▶ _STORED DATA_
========================================================================

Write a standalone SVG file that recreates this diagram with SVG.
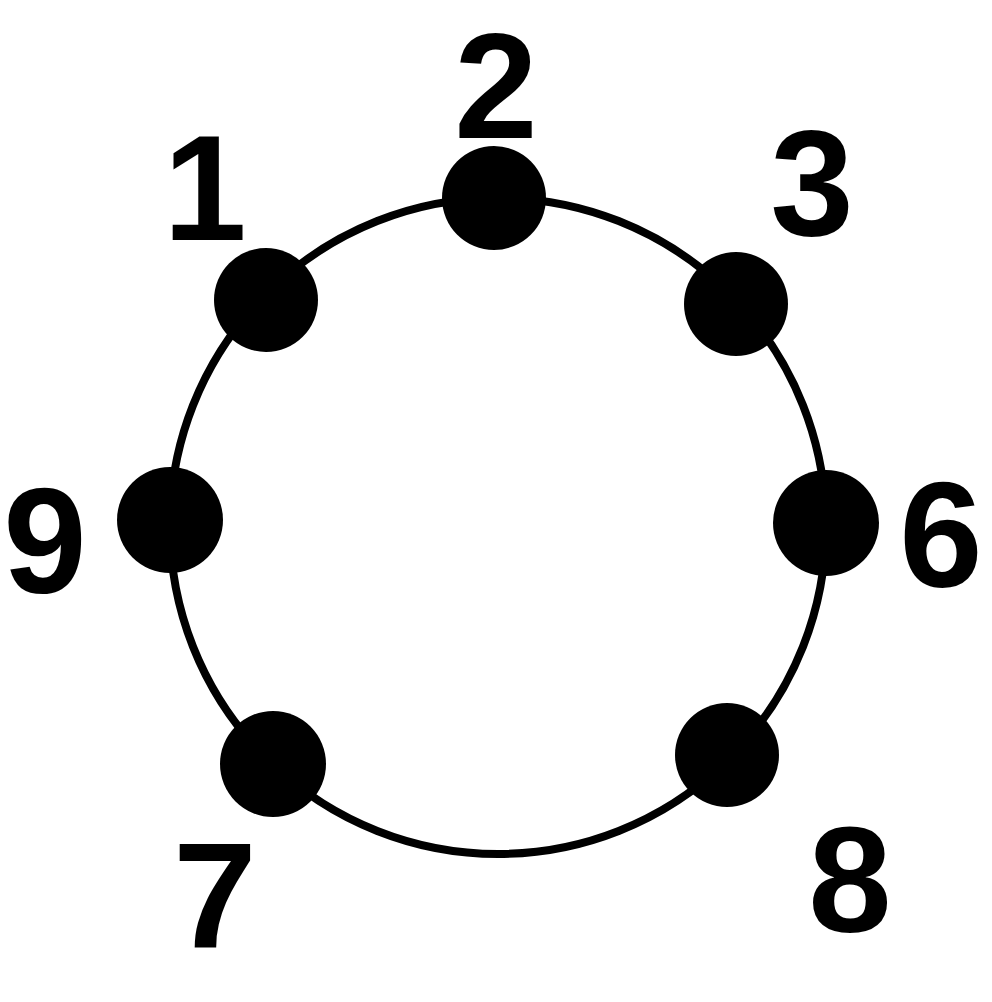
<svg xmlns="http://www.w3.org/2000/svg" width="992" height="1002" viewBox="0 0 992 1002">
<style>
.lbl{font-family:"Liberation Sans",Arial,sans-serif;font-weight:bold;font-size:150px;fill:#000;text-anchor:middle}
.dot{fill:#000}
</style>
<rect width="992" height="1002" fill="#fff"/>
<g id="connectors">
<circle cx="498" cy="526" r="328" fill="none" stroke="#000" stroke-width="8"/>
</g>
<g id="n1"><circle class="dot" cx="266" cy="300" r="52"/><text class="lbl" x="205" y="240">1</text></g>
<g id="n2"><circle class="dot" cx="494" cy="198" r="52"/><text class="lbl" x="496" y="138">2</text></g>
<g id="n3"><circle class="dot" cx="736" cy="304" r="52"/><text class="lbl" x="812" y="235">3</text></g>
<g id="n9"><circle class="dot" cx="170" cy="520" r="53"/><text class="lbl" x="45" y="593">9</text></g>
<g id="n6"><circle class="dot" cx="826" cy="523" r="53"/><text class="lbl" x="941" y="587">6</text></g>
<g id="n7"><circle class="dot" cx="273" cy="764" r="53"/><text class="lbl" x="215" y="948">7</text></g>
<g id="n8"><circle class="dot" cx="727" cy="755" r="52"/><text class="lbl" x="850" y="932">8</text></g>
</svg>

========================================================================

▶ _WHAT THE TASK ASKS_
Reproduce all of the material exactly, apart from the pictures.

▶ _FINAL RESULT_
Write a standalone SVG file that recreates this diagram with SVG.
<svg xmlns="http://www.w3.org/2000/svg" width="992" height="1002" viewBox="0 0 992 1002">
<style>
.lbl{font-family:"Liberation Sans",Arial,sans-serif;font-weight:bold;font-size:150px;fill:#000;text-anchor:middle}
.dot{fill:#000}
</style>
<rect width="992" height="1002" fill="#fff"/>
<g id="connectors">
<circle cx="498" cy="526" r="328" fill="none" stroke="#000" stroke-width="8"/>
</g>
<g id="n1"><circle class="dot" cx="266" cy="300" r="52"/><text class="lbl" x="205" y="240">1</text></g>
<g id="n2"><circle class="dot" cx="494" cy="198" r="52"/><text class="lbl" x="496" y="138">2</text></g>
<g id="n3"><circle class="dot" cx="736" cy="304" r="52"/><text class="lbl" x="812" y="235">3</text></g>
<g id="n9"><circle class="dot" cx="170" cy="520" r="53"/><text class="lbl" x="45" y="593">9</text></g>
<g id="n6"><circle class="dot" cx="826" cy="523" r="53"/><text class="lbl" x="941" y="587">6</text></g>
<g id="n7"><circle class="dot" cx="273" cy="764" r="53"/><text class="lbl" x="215" y="948">7</text></g>
<g id="n8"><circle class="dot" cx="727" cy="755" r="52"/><text class="lbl" x="850" y="932">8</text></g>
</svg>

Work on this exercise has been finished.